To abolish this form of exploitation, the Employment (Dismissal and Re-employment) Bill would amend the Employment Rights Act 1996 to include the re-hiring of a worker on less favourable terms to the definition of unfair dismissal.

Speaking to the House on 04 November 2020, Newlands reported that British Airways (BA) slashed its workforce by 10,000 and threatened 30,000 others with the sack if they did not accept pay cuts of up to 60%+ as well as weaker conditions. Meanwhile, it paid outgoing CEO, Willie Walsh, an £800,000 bonus.

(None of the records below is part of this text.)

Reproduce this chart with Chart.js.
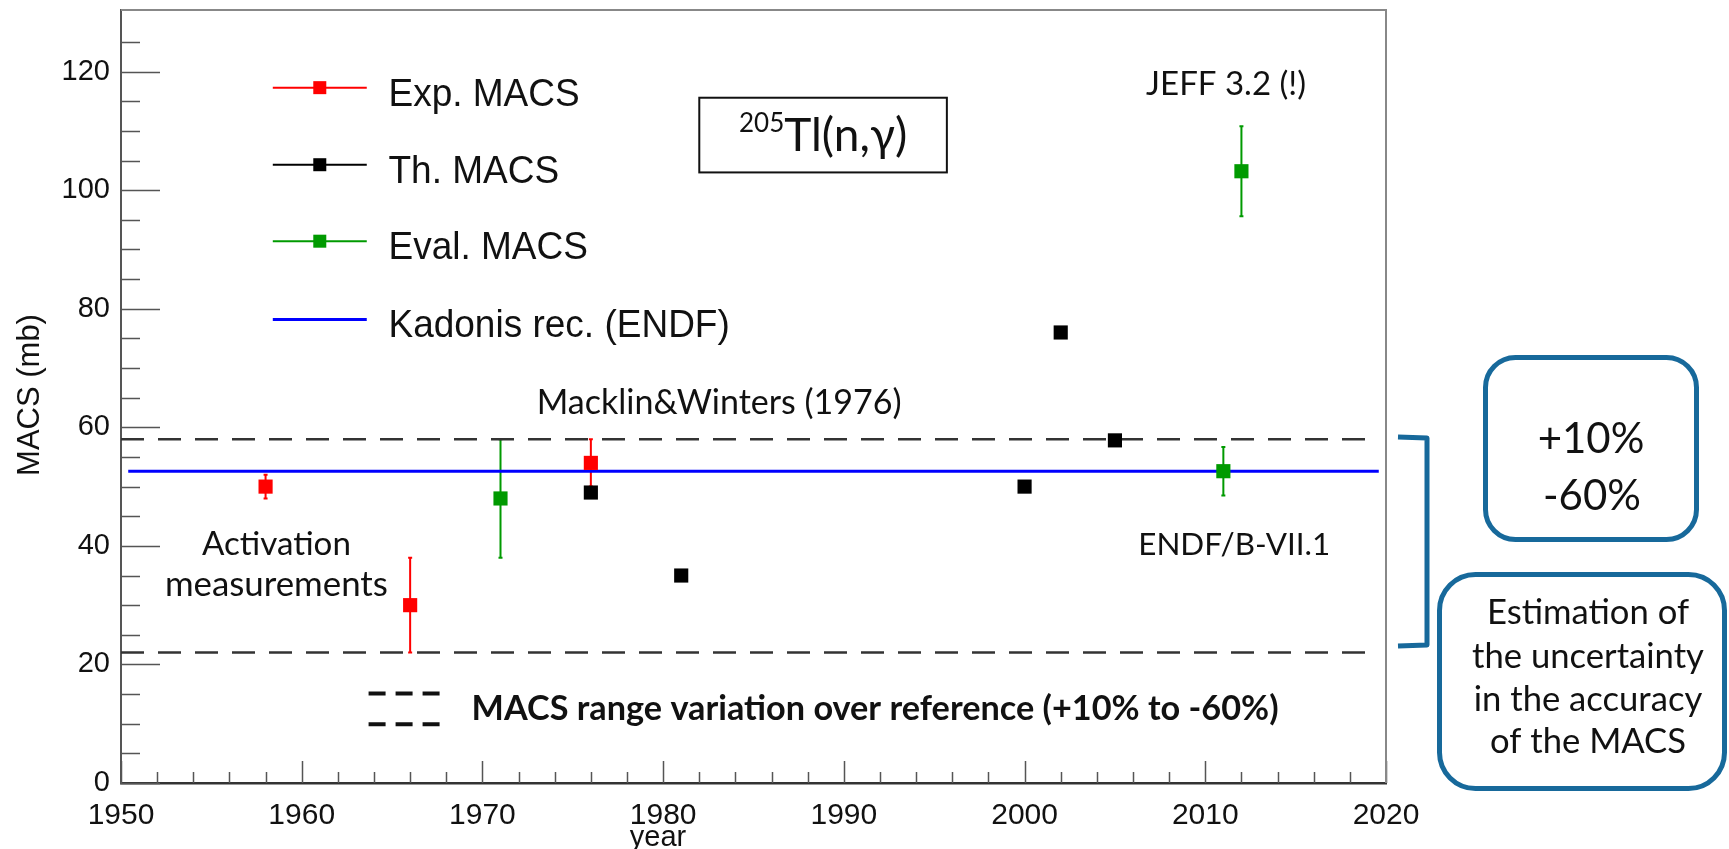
<!DOCTYPE html>
<html>
<head>
<meta charset="utf-8">
<script src="https://cdn.jsdelivr.net/npm/chart.js@4.4.1/dist/chart.umd.min.js"></script>
<style>
  html, body { margin: 0; padding: 0; background: #fff; }
  #wrap { width: 1729px; height: 849px; position: relative; }
</style>
</head>
<body>
<div id="wrap"><canvas id="macs"></canvas></div>
<script>
// valores (MACS em mb)
const expYears = [1958, 1966, 1976];
const expMacs = [50, 30, 54];
const expErr = [2, 8, 4];

const thYears = [1976, 1981, 2000, 2002, 2005];
const thMacs = [49, 35, 50, 76, 57.8];

const evalYears = [1971, 2011, 2012];
const evalMacs = [48, 52.6, 103.2];
const evalErr = [10, 4.1, 7.6];

// recomendação Kadonis e faixa +10% / -60%
const kadonisYears = [1950.4, 2019.6];
const kadonisMacs = [52.6, 52.6];
const rangeYears = [1950, 2019.6];
const rangeUpper = [58, 58];
const rangeLower = [22, 22];

// etiquetas dos eixos
const xLabels = [1950, 1960, 1970, 1980, 1990, 2000, 2010, 2020];
const yLabels = [0, 20, 40, 60, 80, 100, 120];

const ROOT_FONT = "'Liberation Sans', Arial, sans-serif";
const OFFICE_FONT = "Lato, 'Open Sans', sans-serif";
const BOX_BLUE = '#17699b';

function pts(xs, ys) {
  return xs.map((v, i) => ({ x: v, y: ys[i] }));
}

// fonte ajustada a uma largura alvo
function fitSize(ctx, text, weight, family, width) {
  ctx.font = `${weight} 100px ${family}`;
  return 100 * width / ctx.measureText(text).width;
}

// barras de erro verticais (estilo ROOT)
const errorBars = {
  id: 'errorBars',
  beforeDatasetsDraw(chart) {
    const { ctx, scales: { x, y } } = chart;
    chart.data.datasets.forEach(ds => {
      if (!ds.errors) return;
      ctx.save();
      ctx.strokeStyle = ds.backgroundColor;
      ctx.lineWidth = 2;
      ds.data.forEach((p, j) => {
        const e = ds.errors[j];
        const px = x.getPixelForValue(p.x);
        const top = y.getPixelForValue(p.y + e);
        const bot = y.getPixelForValue(p.y - e);
        ctx.beginPath();
        ctx.moveTo(px, top); ctx.lineTo(px, bot);
        ctx.moveTo(px - 2, top); ctx.lineTo(px + 2, top);
        ctx.moveTo(px - 2, bot); ctx.lineTo(px + 2, bot);
        ctx.stroke();
      });
      ctx.restore();
    });
  }
};

// ticks para dentro + moldura
const rootFrame = {
  id: 'rootFrame',
  afterDatasetsDraw(chart) {
    const { ctx, chartArea: a, scales: { x, y } } = chart;
    ctx.save();
    ctx.strokeStyle = '#555';
    ctx.lineWidth = 1.5;
    ctx.beginPath();
    x.ticks.forEach(t => {
      if (t.value % 2 !== 0) return;
      const px = Math.round(x.getPixelForValue(t.value)) + 0.5;
      const len = t.value % 10 === 0 ? 22 : 11;
      ctx.moveTo(px, a.bottom);
      ctx.lineTo(px, a.bottom - len);
    });
    y.ticks.forEach(t => {
      if (t.value % 5 !== 0) return;
      const py = Math.round(y.getPixelForValue(t.value)) + 0.5;
      const len = t.value % 20 === 0 ? 39 : 19;
      ctx.moveTo(a.left, py);
      ctx.lineTo(a.left + len, py);
    });
    ctx.stroke();
    ctx.strokeStyle = '#888';
    ctx.lineWidth = 2;
    ctx.beginPath();
    ctx.moveTo(a.left, a.top);
    ctx.lineTo(a.right, a.top);
    ctx.lineTo(a.right, a.bottom);
    ctx.stroke();
    ctx.restore();
  }
};

// legenda dentro do gráfico
const rootLegend = {
  id: 'rootLegend',
  afterDraw(chart) {
    const { ctx, scales: { x, y } } = chart;
    const rows = [117.3, 104.3, 91.4, 78.2];
    const entries = chart.data.datasets.filter(d => d.inLegend);
    const x0 = x.getPixelForValue(1958.4);
    const x1 = x.getPixelForValue(1963.6);
    const xm = x.getPixelForValue(1961.0);
    const xt = x.getPixelForValue(1964.8);
    ctx.save();
    ctx.font = `37px ${ROOT_FONT}`;
    ctx.textBaseline = 'alphabetic';
    ctx.textAlign = 'left';
    entries.forEach((d, i) => {
      const py = y.getPixelForValue(rows[i]);
      ctx.strokeStyle = d.legendColor;
      ctx.lineWidth = d.legendMarker ? 2 : 3;
      ctx.beginPath();
      ctx.moveTo(x0, py); ctx.lineTo(x1, py);
      ctx.stroke();
      if (d.legendMarker) {
        ctx.fillStyle = d.legendColor;
        ctx.fillRect(xm - 6.5, py - 6.5, 13, 13);
      }
      ctx.fillStyle = '#111';
      ctx.save();
      ctx.translate(xt, py + 18);
      ctx.scale(1, 1.06);
      ctx.fillText(d.label, 0, 0);
      ctx.restore();
    });
    ctx.restore();
  }
};

// textos, caixas e chaveta
const notes = {
  id: 'notes',
  afterDraw(chart) {
    const { ctx, scales: { x, y } } = chart;
    ctx.save();

    // títulos dos eixos
    ctx.fillStyle = '#111';
    ctx.font = `29px ${ROOT_FONT}`;
    ctx.textAlign = 'center';
    ctx.textBaseline = 'middle';
    ctx.fillText('year', 658, 838);
    ctx.save();
    ctx.translate(30, 395);
    ctx.rotate(-Math.PI / 2);
    ctx.font = `31px ${ROOT_FONT}`;
    ctx.fillText('MACS (mb)', 0, 0);
    ctx.restore();

    // anotações dentro da área
    const labels = [
      ['Macklin&Winters (1976)', 1983.1, 64.1, 365],
      ['Activation', 1958.6, 40.3, 149],
      ['measurements', 1958.6, 33.5, 223],
      ['ENDF/B-VII.1', 2011.6, 40.2, 192],
      ['JEFF 3.2 (!)', 2011.15, 117.8, 160]
    ];
    labels.forEach(([t, vx, vy, w]) => {
      const s = fitSize(ctx, t, 400, OFFICE_FONT, w);
      ctx.font = `400 ${s}px ${OFFICE_FONT}`;
      ctx.fillText(t, x.getPixelForValue(vx), y.getPixelForValue(vy));
    });

    // linha tracejada da legenda inferior
    ctx.strokeStyle = '#111';
    ctx.lineWidth = 4;
    ctx.setLineDash([17, 10]);
    [15.1, 9.9].forEach(v => {
      const py = y.getPixelForValue(v);
      ctx.beginPath();
      ctx.moveTo(x.getPixelForValue(1963.7), py);
      ctx.lineTo(x.getPixelForValue(1967.7), py);
      ctx.stroke();
    });
    ctx.setLineDash([]);
    const bold = 'MACS range variation over reference (+10% to -60%)';
    const bs = fitSize(ctx, bold, 700, OFFICE_FONT, 807);
    ctx.font = `700 ${bs}px ${OFFICE_FONT}`;
    ctx.textAlign = 'left';
    ctx.fillText(bold, x.getPixelForValue(1969.4), y.getPixelForValue(12.5));

    // caixa 205Tl(n,γ)
    const bx0 = x.getPixelForValue(1982.0), bx1 = x.getPixelForValue(1995.7);
    const by0 = y.getPixelForValue(115.6), by1 = y.getPixelForValue(103.0);
    ctx.lineWidth = 2;
    ctx.strokeStyle = '#111';
    ctx.strokeRect(bx0, by0, bx1 - bx0, by1 - by0);
    ctx.font = `400 26px ${OFFICE_FONT}`;
    const wSup = ctx.measureText('205').width;
    ctx.font = `400 46px ${OFFICE_FONT}`;
    const wMain = ctx.measureText('Tl(n,γ)').width;
    const sx = (bx0 + bx1) / 2 - (wSup + wMain) / 2;
    const base = (by0 + by1) / 2 + 16;
    ctx.textBaseline = 'alphabetic';
    ctx.font = `400 26px ${OFFICE_FONT}`;
    ctx.fillText('205', sx, base - 19);
    ctx.font = `400 46px ${OFFICE_FONT}`;
    ctx.fillText('Tl(n,γ)', sx + wSup, base);

    // chaveta e caixas à direita
    ctx.strokeStyle = BOX_BLUE;
    ctx.lineWidth = 5;
    ctx.lineJoin = 'round';
    ctx.beginPath();
    ctx.moveTo(1398, 437);
    ctx.lineTo(1427, 438);
    ctx.lineTo(1427, 645);
    ctx.lineTo(1398, 646);
    ctx.stroke();

    ctx.fillStyle = '#fff';
    ctx.beginPath();
    ctx.roundRect(1485.5, 357.5, 211, 182, 30);
    ctx.fill();
    ctx.stroke();
    ctx.beginPath();
    ctx.roundRect(1439.5, 574.5, 285, 214, 36);
    ctx.fill();
    ctx.stroke();

    ctx.fillStyle = '#111';
    ctx.textAlign = 'center';
    ctx.font = `400 42px ${OFFICE_FONT}`;
    ctx.fillText('+10%', 1591, 453);
    ctx.fillText('-60%', 1592, 510);

    const es = fitSize(ctx, 'the uncertainty', 400, OFFICE_FONT, 232);
    ctx.font = `400 ${es}px ${OFFICE_FONT}`;
    [['Estimation of', 624], ['the uncertainty', 668], ['in the accuracy', 711], ['of the MACS', 753]]
      .forEach(([t, by]) => ctx.fillText(t, 1588, by));

    ctx.restore();
  }
};

const ctx = document.getElementById('macs').getContext('2d');
new Chart(ctx, {
  type: 'scatter',
  data: {
    datasets: [{
      label: 'Exp. MACS',
      data: pts(expYears, expMacs),
      errors: expErr,
      backgroundColor: '#ff0000',
      legendColor: '#ff0000',
      inLegend: true,
      legendMarker: true,
      pointStyle: 'rect',
      pointRadius: 10,
      pointBorderWidth: 0,
      order: 0
    }, {
      label: 'Th. MACS',
      data: pts(thYears, thMacs),
      backgroundColor: '#000000',
      legendColor: '#000000',
      inLegend: true,
      legendMarker: true,
      pointStyle: 'rect',
      pointRadius: 10,
      pointBorderWidth: 0,
      order: 0
    }, {
      label: 'Eval. MACS',
      data: pts(evalYears, evalMacs),
      errors: evalErr,
      backgroundColor: '#009a00',
      legendColor: '#009a00',
      inLegend: true,
      legendMarker: true,
      pointStyle: 'rect',
      pointRadius: 10,
      pointBorderWidth: 0,
      order: 0
    }, {
      label: 'Kadonis rec. (ENDF)',
      type: 'line',
      data: pts(kadonisYears, kadonisMacs),
      borderColor: '#0000ff',
      legendColor: '#0000ff',
      inLegend: true,
      legendMarker: false,
      borderWidth: 3,
      pointRadius: 0,
      order: 5
    }, {
      label: '+10%',
      type: 'line',
      data: pts(rangeYears, rangeUpper),
      borderColor: '#333',
      borderWidth: 2.5,
      borderDash: [23, 14],
      pointRadius: 0,
      order: 6
    }, {
      label: '-60%',
      type: 'line',
      data: pts(rangeYears, rangeLower),
      borderColor: '#333',
      borderWidth: 2.5,
      borderDash: [23, 14],
      pointRadius: 0,
      order: 6
    }]
  },
  options: {
    responsive: true,
    maintainAspectRatio: false,
    animation: false,
    layout: { padding: { left: 0, top: 9, right: 343, bottom: 0 } },
    plugins: {
      legend: { display: false },
      tooltip: { enabled: false }
    },
    scales: {
      x: {
        type: 'linear',
        min: 1950,
        max: 2020,
        grid: { display: false },
        border: { display: true, color: '#333', width: 2.5 },
        afterFit(scale) {
          scale.height = 66;
          scale.paddingLeft = 0;
          scale.paddingRight = 0;
        },
        ticks: {
          stepSize: 2,
          autoSkip: false,
          maxRotation: 0,
          padding: 7,
          color: '#111',
          font: { family: ROOT_FONT, size: 30 },
          callback: v => xLabels.includes(v) ? String(v) : ''
        }
      },
      y: {
        min: 0,
        max: 130.4,
        grid: { display: false },
        border: { display: true, color: '#555', width: 2 },
        afterFit(scale) {
          scale.width = 121;
          scale.paddingTop = 0;
          scale.paddingBottom = 0;
        },
        ticks: {
          stepSize: 5,
          autoSkip: false,
          padding: 3,
          color: '#111',
          font: { family: ROOT_FONT, size: 29 },
          callback: v => yLabels.includes(v) ? String(v) : ''
        }
      }
    }
  },
  plugins: [errorBars, rootFrame, rootLegend, notes]
});
</script>
</body>
</html>
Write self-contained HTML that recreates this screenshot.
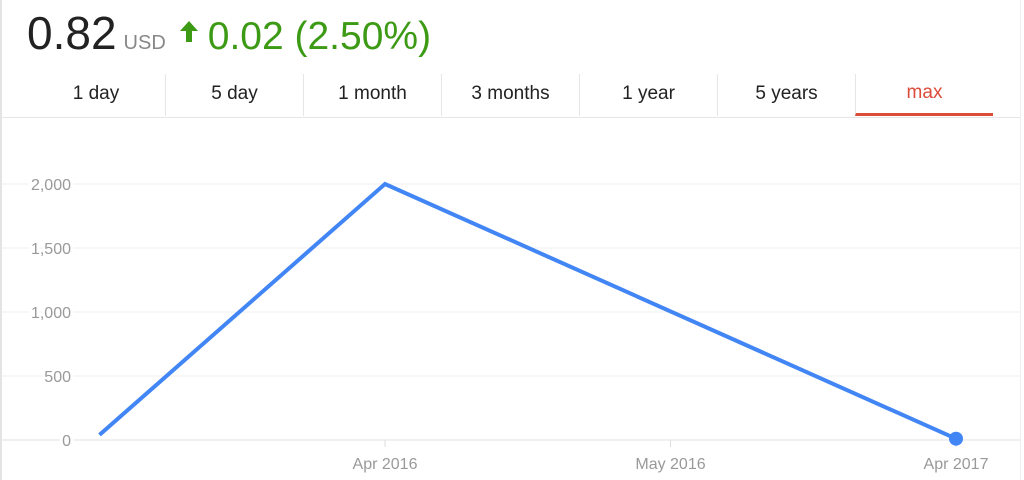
<!DOCTYPE html>
<html><head><meta charset="utf-8"><style>
body{margin:0;width:1024px;height:480px;background:#fff;font-family:"Liberation Sans",Arial,sans-serif;overflow:hidden;position:relative}
.hdr{position:absolute;left:27px;top:6px;white-space:nowrap}
.price{font-size:46px;color:#222}
.usd{font-size:20px;color:#888;margin-left:7px}
.chg{font-size:39px;color:#3c9a15;margin-left:2px}
.tabs{position:absolute;left:27px;top:74px;height:42px;display:flex}
.tab{width:138px;text-align:center;font-size:19px;color:#222;line-height:40px;border-left:1px solid #e6e6e6;box-sizing:border-box}
.tab:first-child{border-left:none}
.tab.sel{color:#dd4b39;border-bottom:3px solid #dd4b39;line-height:38px}
</style></head><body>
<div style="position:absolute;left:0;top:0;width:2px;height:480px;background:#e4e4e4"></div>
<div style="position:absolute;left:1020px;top:0;width:1px;height:480px;background:#eee"></div>
<div class="hdr">
<span class="price">0.82</span><span class="usd">USD</span><svg width="26" height="22" style="margin-left:14px;vertical-align:6px"><path d="M9 0 L18 10 L12 10 L12 21 L6 21 L6 10 L0 10 Z" fill="#3c9a15"/></svg><span class="chg">0.02 (2.50%)</span>
</div>
<div class="tabs">
<div class="tab">1 day</div>
<div class="tab">5 day</div>
<div class="tab">1 month</div>
<div class="tab">3 months</div>
<div class="tab">1 year</div>
<div class="tab">5 years</div>
<div class="tab sel">max</div>
</div>
<div style="position:absolute;left:0;top:117px;width:1020px;height:1px;background:#e6e6e6"></div>
<svg id="chart" width="1024" height="480" style="position:absolute;left:0;top:0"></svg>
<script>
const xTickLabels=["Apr 2016","May 2016","Apr 2017"];
const xTickVals=[0,1,2];
const yTicks=[0,500,1000,1500,2000];
const yTickLabels=["0","500","1,000","1,500","2,000"];
const seriesX=[-1,0,2];
const seriesY=[40,2000,10];
const NS="http://www.w3.org/2000/svg";
const svg=document.getElementById('chart');
const xs=v=>385+v*285.5;
const ys=v=>440-v*(256/2000);
function mk(t,a){const e=document.createElementNS(NS,t);for(const k in a)e.setAttribute(k,a[k]);svg.appendChild(e);return e;}
yTicks.forEach((v,i)=>{
  const g=mk('line',{x1:2,x2:1020,y1:ys(v),y2:ys(v),stroke:i===0?'#e2e2e2':'#efefef','stroke-width':1});
  
  
  const t=mk('text',{x:71,y:ys(v)+6,'text-anchor':'end','font-size':16,fill:'#999','font-family':'Liberation Sans, sans-serif',stroke:'#fff','stroke-width':6,'paint-order':'stroke'});
  t.textContent=yTickLabels[i];
  
  
});
xTickVals.forEach((v,i)=>{
  const l=mk('line',{x1:xs(v),x2:xs(v),y1:440,y2:447,stroke:'#ddd','stroke-width':1});
  
  
  const t=mk('text',{x:xs(v),y:469,'text-anchor':'middle','font-size':16,fill:'#999','font-family':'Liberation Sans, sans-serif'});
  t.textContent=xTickLabels[i];
  
  
});
const pl=mk('polyline',{points:seriesX.map((x,i)=>xs(x)+','+ys(seriesY[i])).join(' '),fill:'none',stroke:'#4285f4','stroke-width':4,'stroke-linejoin':'miter'});


const n=seriesX.length-1;
const c=mk('circle',{cx:xs(seriesX[n]),cy:ys(seriesY[n]),r:7,fill:'#4285f4'});


</script>
</body></html>
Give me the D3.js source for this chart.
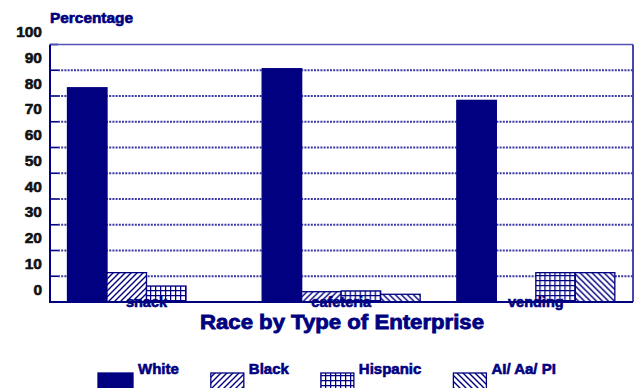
<!DOCTYPE html>
<html>
<head>
<meta charset="utf-8">
<script src="https://cdn.jsdelivr.net/npm/d3@7"></script>
<style>
  html, body { margin: 0; padding: 0; background: #fff; }
  svg { display: block; }
  text { font-family: "Liberation Sans", Arial, sans-serif; font-weight: bold; }
</style>
</head>
<body>
<svg id="chart" width="636" height="388"></svg>
<script>
// Share of workers by race, per type of enterprise (percent)
const categories = ["snack", "cafeteria", "vending"];
const seriesNames = ["White", "Black", "Hispanic", "AI/ Aa/ PI"];
const white    = [83.2, 90.6, 78.3];
const black    = [11.4, 4.0, 0];
const hispanic = [6.2, 4.3, 11.4];
const aiAaPi   = [0, 3.0, 11.4];
const yTicks   = [0, 10, 20, 30, 40, 50, 60, 70, 80, 90, 100];

const seriesValues = [white, black, hispanic, aiAaPi];
const navy = "#000080";

const svg = d3.select("#chart");
const defs = svg.append("defs");

// Fill patterns for each series
function linePattern(id, d) {
  const p = defs.append("pattern").attr("id", id)
    .attr("patternUnits", "userSpaceOnUse").attr("width", 6).attr("height", 6);
  p.append("rect").attr("width", 6).attr("height", 6).attr("fill", "#fff");
  p.append("path").attr("d", d).attr("stroke", navy).attr("stroke-width", 1.4).attr("fill", "none");
}
linePattern("pat-fwd", "M-1,7 L7,-1 M-4,4 L4,-4 M2,10 L10,2");
linePattern("pat-back", "M-1,-1 L7,7 M-4,2 L2,8 M4,-2 L10,4");
(function () {
  const p = defs.append("pattern").attr("id", "pat-grid")
    .attr("patternUnits", "userSpaceOnUse").attr("width", 5).attr("height", 5);
  p.append("rect").attr("width", 5).attr("height", 5).attr("fill", "#fff");
  p.append("path").attr("d", "M0,0.6 H5 M0.6,0 V5").attr("stroke", navy).attr("stroke-width", 1.3);
})();
const fills = [navy, "url(#pat-fwd)", "url(#pat-grid)", "url(#pat-back)"];

// Plot frame
const plotLeft = 50, plotRight = 633, plotTop = 44.5, plotBottom = 302;

const y = d3.scaleLinear().domain([0, 100]).range([plotBottom, plotTop]);
const x0 = d3.scaleBand().domain(categories).range([plotLeft, plotRight + 1]).padding(0);
const x1 = d3.scaleBand().domain(seriesNames).range([17.5, 175.5]).padding(0);

// Dotted gridlines with short solid ticks at the left axis
const grid = svg.append("g");
grid.selectAll("line.grid").data(yTicks.filter(v => v > 0 && v < 100)).join("line")
  .attr("class", "grid")
  .attr("x1", plotLeft + 8).attr("x2", plotRight)
  .attr("y1", d => y(d)).attr("y2", d => y(d))
  .attr("stroke", "#3a3aa8").attr("stroke-width", 2)
  .attr("stroke-dasharray", "2,1.2");
grid.selectAll("line.tick").data(yTicks).join("line")
  .attr("class", "tick")
  .attr("x1", plotLeft).attr("x2", plotLeft + 8)
  .attr("y1", d => y(d)).attr("y2", d => y(d))
  .attr("stroke", navy).attr("stroke-width", 1.6);

// Frame: thin top and right, heavy left and bottom
svg.append("line").attr("x1", plotLeft).attr("x2", plotRight).attr("y1", y(100)).attr("y2", y(100))
  .attr("stroke", "#5555b5").attr("stroke-width", 1.3);
svg.append("line").attr("x1", plotRight).attr("x2", plotRight).attr("y1", y(100)).attr("y2", plotBottom)
  .attr("stroke", "#3333a5").attr("stroke-width", 1.8);

// Bars
const groups = svg.append("g").selectAll("g").data(categories).join("g")
  .attr("transform", d => `translate(${x0(d)},0)`);
groups.selectAll("rect")
  .data((c, ci) => seriesNames.map((s, si) => ({ s, si, v: seriesValues[si][ci] })).filter(d => d.v > 0))
  .join("rect")
  .attr("x", d => x1(d.s))
  .attr("width", x1.bandwidth())
  .attr("y", d => y(d.v))
  .attr("height", d => y(0) - y(d.v))
  .attr("fill", d => fills[d.si])
  .attr("stroke", navy).attr("stroke-width", 1.3);

svg.append("line").attr("x1", plotLeft).attr("x2", plotLeft).attr("y1", y(100)).attr("y2", plotBottom + 1)
  .attr("stroke", navy).attr("stroke-width", 2);
svg.append("line").attr("x1", plotLeft).attr("x2", plotRight).attr("y1", plotBottom).attr("y2", plotBottom)
  .attr("stroke", navy).attr("stroke-width", 2);

// Y tick labels sit half a step above their gridlines
svg.append("g").selectAll("text").data(yTicks).join("text")
  .attr("x", 42).attr("y", d => y(d + 5) + 5.5)
  .attr("text-anchor", "end")
  .attr("font-size", 15.5).attr("fill", "#111")
  .attr("stroke", "#111").attr("stroke-width", 0.6)
  .text(d => d);

// Axis heading
svg.append("text").attr("x", 50).attr("y", 23)
  .attr("font-size", 14).attr("fill", navy)
  .attr("stroke", navy).attr("stroke-width", 0.6)
  .attr("textLength", 83).attr("lengthAdjust", "spacingAndGlyphs")
  .text("Percentage");

// Category labels centred under each group
svg.append("g").selectAll("text").data(categories).join("text")
  .attr("x", d => x0(d) + (x1.range()[0] + x1.range()[1]) / 2)
  .attr("y", 306.5)
  .attr("text-anchor", "middle")
  .attr("font-size", 14.5).attr("fill", navy)
  .attr("stroke", navy).attr("stroke-width", 0.6)
  .text(d => d);

// X title
svg.append("text").attr("x", 342).attr("y", 329)
  .attr("text-anchor", "middle")
  .attr("font-size", 20).attr("fill", navy)
  .attr("stroke", navy).attr("stroke-width", 0.8)
  .attr("textLength", 284).attr("lengthAdjust", "spacingAndGlyphs")
  .text("Race by Type of Enterprise");

// Legend: swatch, label, then a fixed gap to the next entry
const legend = svg.append("g");
let lx = 98;
seriesNames.forEach((name, i) => {
  const sw = i === 0 ? 35 : 33;
  legend.append("rect").attr("x", lx).attr("y", 373).attr("width", sw).attr("height", 16)
    .attr("fill", fills[i]).attr("stroke", navy).attr("stroke-width", 1.3);
  const t = legend.append("text").attr("x", lx + sw + 5).attr("y", 374)
    .attr("font-size", 15).attr("fill", navy)
    .attr("stroke", navy).attr("stroke-width", 0.6)
    .text(name);
  lx += sw + 5 + t.node().getComputedTextLength() + 32;
});
</script>
</body>
</html>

BA’s parent company International Airlines Group have not been able to use the same tactics in the other countries where it operates – Spain and Ireland – because both nations have banned the use of fire and rehire.

“I have received hundreds of emails from BA employees who have been subjected to such tactics. Those emails tell individual stories of fear, worry, anxiety, disappointment, anger and resignation, but they also paint a picture of a corporation intent on badness from the start,” Newlands told the House.

“Workers who had decades of service with BA received emails just before midnight advising them to sign on the dotted line or face the sack … This is not how a modern, civilised country manages its labour market. These are the tactics and behaviour of characters from a Dickens novel, and the behaviour of these companies is like yet another remnant of the 19th century.”

Other large firms using the same tactics include Centrica British Gas, which threatened to fire and rehire over 20,000 workers; Menzies Aviation; and Heathrow Airport.

Acknowledging that government ministers had already declined to support his Bill, Newlands urged them to allow the issue to be debated in Parliament and to make their own proposals as to how workers can be better protected.

Unfortunately, the chances seem slim, as on Tuesday (10 November 2020), Parliamentary Under-Secretary for Business, Paul Scully, told the House of Commons the “flexibility” offered to businesses by the absence of such legislation is necessary.

Responding to probes by Labour MPs, he said that “employers must have the flexibility to offer different terms and conditions” to maintain the UK’s position as “11th out of 140 countries with regard to the ease of hiring and, indeed, firing workers”. While he described threatening behaviour by employers as “unacceptable”, he refused to condemn the actions of BA or Centrica.